The key findings of the study established that a metro station is an ideal location for brands targeting consumers in the age group of 24-31 years, including students and government officials. The male and female commuter profile differs across stations; Patel Chowk and Central Secretariat have the highest percentage of female commuters – 38 and 39 per cent, respectively.
On an average, around 2,50,000 people commute daily on Line II between the Central Secretariat and University Circle stations. More than 40 per cent of them belong to SEC A.
In an official communiqué, Chandana Banerjee, director, client solutions, The Nielsen Co., says, “Our research shows that the commuters on Line II of the DMRC are SEC A, young, with an average age of about 27 years, and a sizeable proportion of them are students.”

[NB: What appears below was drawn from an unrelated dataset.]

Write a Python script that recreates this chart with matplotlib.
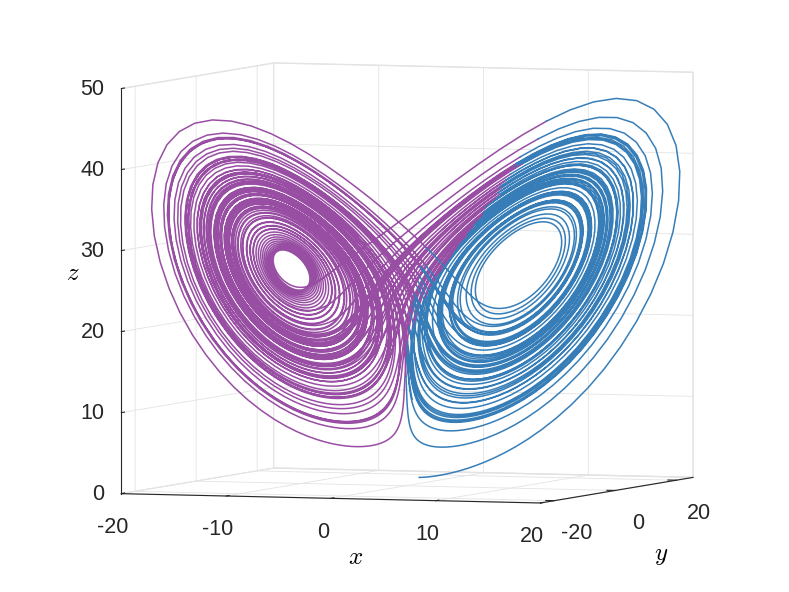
import numpy as np
import matplotlib.pyplot as plt

# Lorenz system and trajectory settings
sigma, rho, beta = 10.0, 28.0, 8.0 / 3.0
start = [1.0, 1.0, 1.0]
dt = 0.01
t_end = 100.0

x_ticks = [-20, -10, 0, 10, 20]
y_ticks = [-20, 0, 20]
z_ticks = [0, 10, 20, 30, 40, 50]
x_lim = (-20, 20)
y_lim = (-24.5, 25.5)
z_lim = (0, 50)

purple = '#984EA3'
blue = '#377EB8'


def lorenz(s):
    x, y, z = s
    return np.array([sigma * (y - x), x * (rho - z) - y, x * y - beta * z])


# RK4 integration of the Lorenz equations
n = int(round(t_end / dt))
pts = np.empty((n + 1, 3))
pts[0] = start
for i in range(n):
    s = pts[i]
    k1 = lorenz(s)
    k2 = lorenz(s + dt / 2 * k1)
    k3 = lorenz(s + dt / 2 * k2)
    k4 = lorenz(s + dt * k3)
    pts[i + 1] = s + dt / 6 * (k1 + 2 * k2 + 2 * k3 + k4)
x, y, z = pts.T

# right lobe (x>0, y>0) in blue, everything else purple
right = (x > 0) & (y > 0)
blue_mask = right | np.roll(right, 1)
purple_mask = ~right | np.roll(~right, 1)

plt.rcParams['font.family'] = ['Liberation Sans', 'DejaVu Sans']
plt.rcParams['mathtext.fontset'] = 'cm'
plt.rcParams['axes.unicode_minus'] = False
plt.rcParams['grid.color'] = '#e3e3e3'
plt.rcParams['grid.linewidth'] = 0.6

fig = plt.figure(figsize=(7.89, 5.92), dpi=100)
ax = fig.add_axes([0.006, 0.0085, 1.0, 1.0], projection='3d')
ax.set_proj_type('ortho')
ax.view_init(elev=3.5, azim=-70)
ax.set_box_aspect((1, 1, 0.91), zoom=1.23)

ax.plot(np.where(purple_mask, x, np.nan), y, z, color=purple, lw=1.1)
ax.plot(np.where(blue_mask, x, np.nan), y, z, color=blue, lw=1.1)

ax.set_xlim(*x_lim)
ax.set_ylim(*y_lim)
ax.set_zlim(*z_lim)
ax.set_xticks(x_ticks)
ax.set_yticks(y_ticks)
ax.set_zticks(z_ticks)
ax.tick_params(labelsize=15.5, colors='#262626', pad=4)
ax.zaxis.set_tick_params(pad=-1.5)
for lab in ax.get_zticklabels():
    lab.set_verticalalignment('center')
    lab.set_horizontalalignment('right')

for axis in (ax.xaxis, ax.yaxis, ax.zaxis):
    axis.set_pane_color((1, 1, 1, 1))
    axis.pane.set_edgecolor('#e3e3e3')
    axis.line.set_color('#262626')
    axis.line.set_linewidth(0.8)
    axis._axinfo['tick']['inward_factor'] = 0.0
    axis._axinfo['tick']['outward_factor'] = 0.25

ax.zaxis.set_ticks_position('lower')

# axis titles placed like the MATLAB figure
fig.text(0.451, 0.059, '$x$', fontsize=18, ha='center', va='center')
fig.text(0.838, 0.0625, '$y$', fontsize=18, ha='center', va='center')
fig.text(0.0925, 0.539, '$z$', fontsize=18, ha='center', va='center')

fig.savefig('out.png', dpi=100)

afaqs! spoke to Mayank Pande, regional business head, North and East, Big Street, to understand the key idea behind coming up with such a study at this point of time. Pande says, “OOH has been an unregulated and unprofessional industry. Most importantly, it's difficult to calculate the 'measurability' of this medium.”
“We chose the metro as the site of the study because of the huge number of footfalls across different stations. Soon, we plan to host a forum where people from the media, advertising agencies, clients and government departments will be presented the findings of our study on the DMRC.”
Big Street is high on investments in its inventories in metro stations. Recently, it spent Rs 2.5 crore to upgrade its inventories with new technology. The company's aim is to provide extremely attractive showcasing options to brands. It also plans to carry out similar studies for its inventories in Chandigarh and Ahmedabad.
Will the economic slowdown have a negative impact on the OOH spend of brands? Pande says, “The advertising budgets will be reduced, but this may not affect OOH. There will be a change in the media mix as television and print may witness lower spends. But brands will choose to spend more on outdoor and radio as they are comparatively cost effective.”